GPR cards accounted for the vast majority of the growth in prepaid transactions from 2012 to 2015, the Fed report found. There were a total of 3.7 billion GPR transactions in the U.S. in 2015, an increase of 600 million over 2012. GPR spending volume was $125.8 billion in 2015, up from $108.5 billion in 2012. However, the growth rate of GPR transactions has slowed; from 2009 to 2012, GPR transactions surged by 1.8 billion, according to the Fed. The average annual growth rate for GPR from 2012 to 2015 also was much lower than the preceding three years, at 5.6 percent to 34 percent, respectively.

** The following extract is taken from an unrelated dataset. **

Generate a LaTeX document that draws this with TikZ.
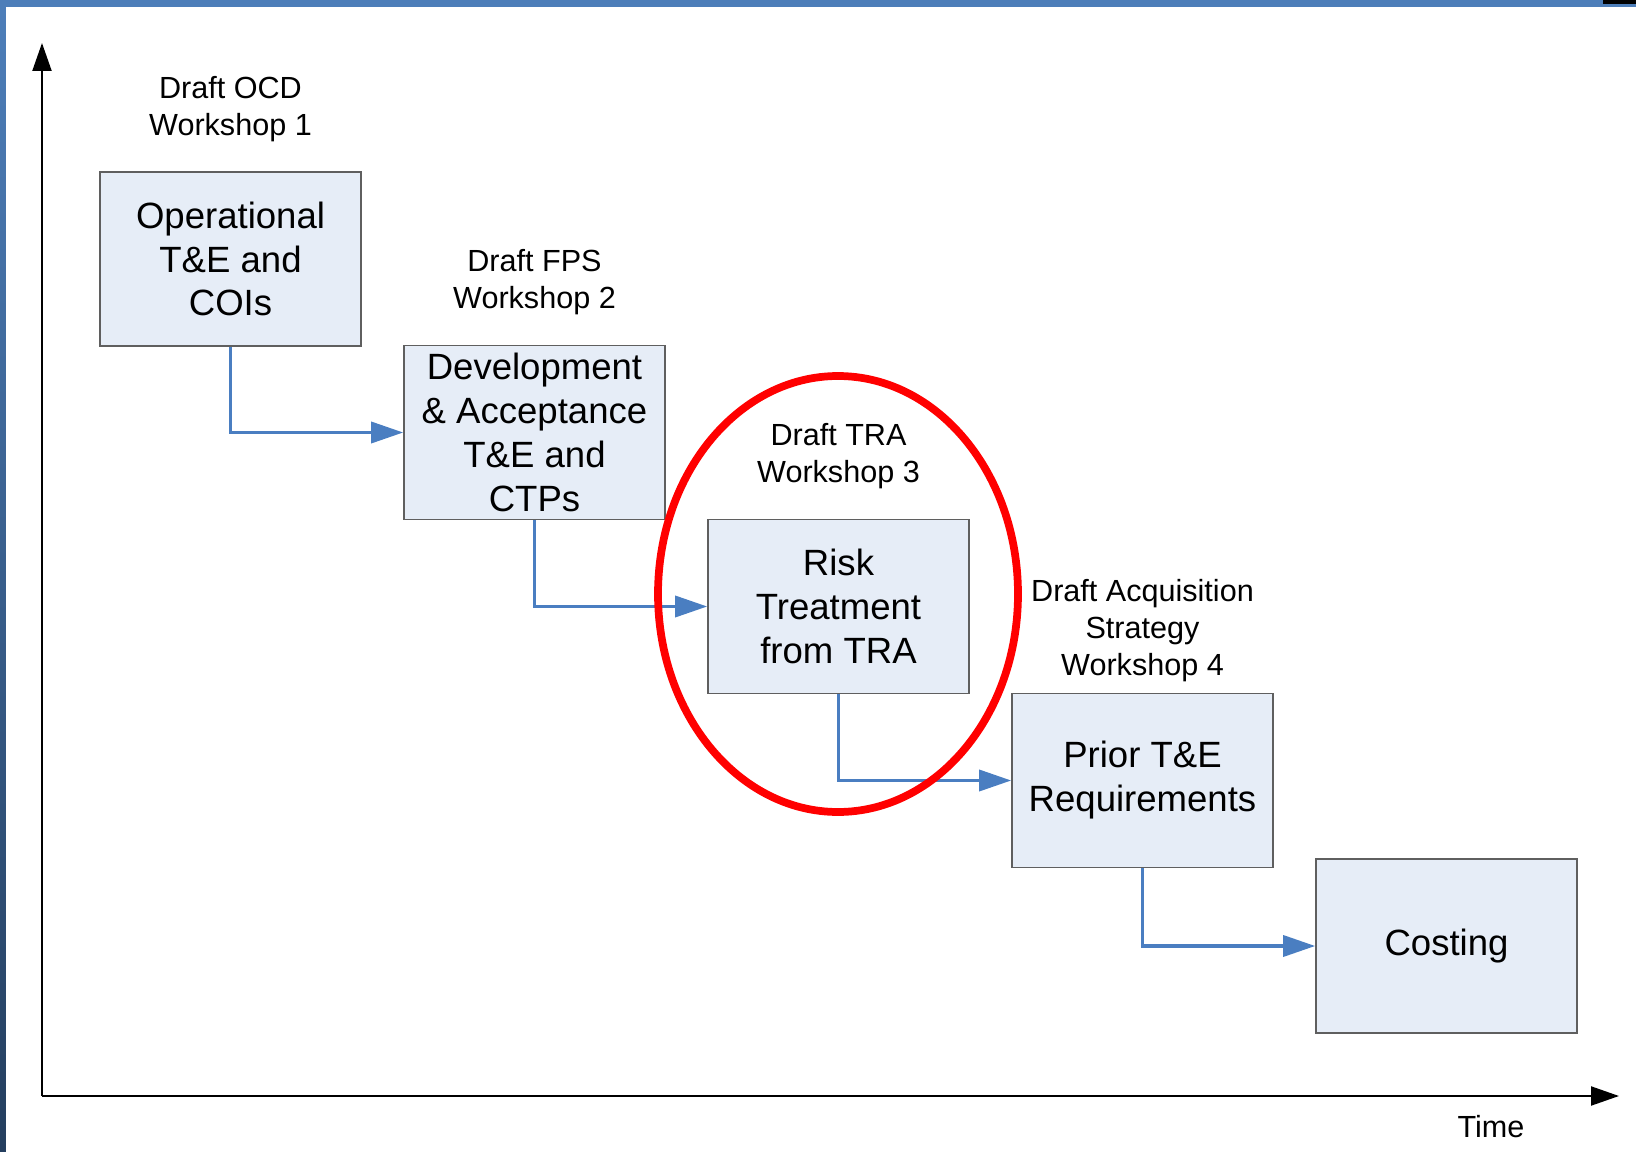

Among other prepaid verticals, private-label prepaid cards issued by merchants, such as gift cards, saw transactions decline slightly from 3.7 billion in 2012 to 3.6 billion in 2015. However, the overall volume of private-label prepaid card payments actually increased over that period, from $50 billion in 2012 to $70 billion in 2015—meaning the average value of private-label card payment increased from $13 to $20 over those three years. Meanwhile, prepaid benefit card payments ticked up to 2.6 billion in 2015 from 2.5 billion in 2012, the report found. Overall transaction volume for prepaid benefit cards also rose over that period, from $70 billion to $80 billion.
The Fed report also offered insight into early adoption levels of EMV chip technology. The number of transactions using EMV-equipped cards increased by an annual average of 230 percent per year from 2012 through 2015, but still only accounted for 2 percent of all in-person card payments in 2015. However, the payment networks’ October 2015 fraud liability shifts have accelerated merchant and issuer takeup of EMV in the period since, according to several studies following the liability shift.